Two cousins from Penticton and their fast-paced filmmaking landed them a top spot at the Vancouver Mulgrave ZOOM Film Festival.
Maddison Tebbutt and Ivy Allen recently took home top honours at the festival which featured more than 75 films submitted by 40 schools across the province.
The festival has one of the highest participation rates of any student film competition in the province. Filmmakers had 48 hours to plan, shoot and produce a finished film. The six-minute films are then judged by B.C. industry professionals.
Tebbutt and Allen took home Best Overall Film and also won top honours for Art Direction, placed third for Best Technical Film and were also nominated for cinematography.
“It was exciting to be at the awards ceremony,” said Allen, a Grade eight student at KVR Middle School. “There was a red carpet, ice sculptures and people were really dressed up. We weren’t sure that a school from Penticton could win.”
Tebbutt, a Grade 12 film student at Penticton Secondary School won a $20,500 scholarship to attend the Vancouver Film School.
Their winning film, La Carte Postale, centres on the story of a young girl who loses her sister during the sinking of the SS City of Boston as it travelled from Halifax to Liverpool in 1870. In addition to using period costumes and filming with a GoPro in the freezing waters of Okanagan Lake, the girls shot much of the film aboard the SS Sicamous.

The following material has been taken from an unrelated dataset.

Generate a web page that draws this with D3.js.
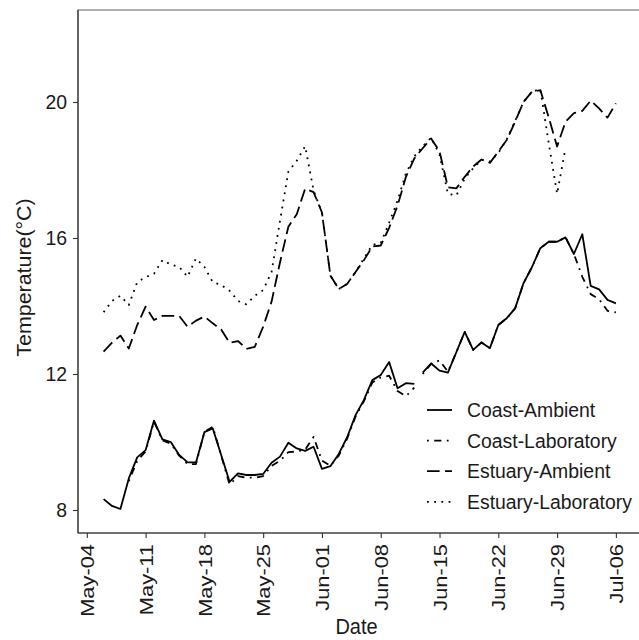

Last year, the cousins won best overall film in the Kelowna Centre for Arts and Technology 48- hour challenge with the film, Dollhouse, and placed third at the Vancouver Sun/CBC student film awards.
“We enjoy each other’s company, so every time we get together it’s a riot of fun, and occasionally a movie comes out it,” said Tebbutt.
La Carte Postale can be viewed at the Penticton Secondary School website www.pen-high.com.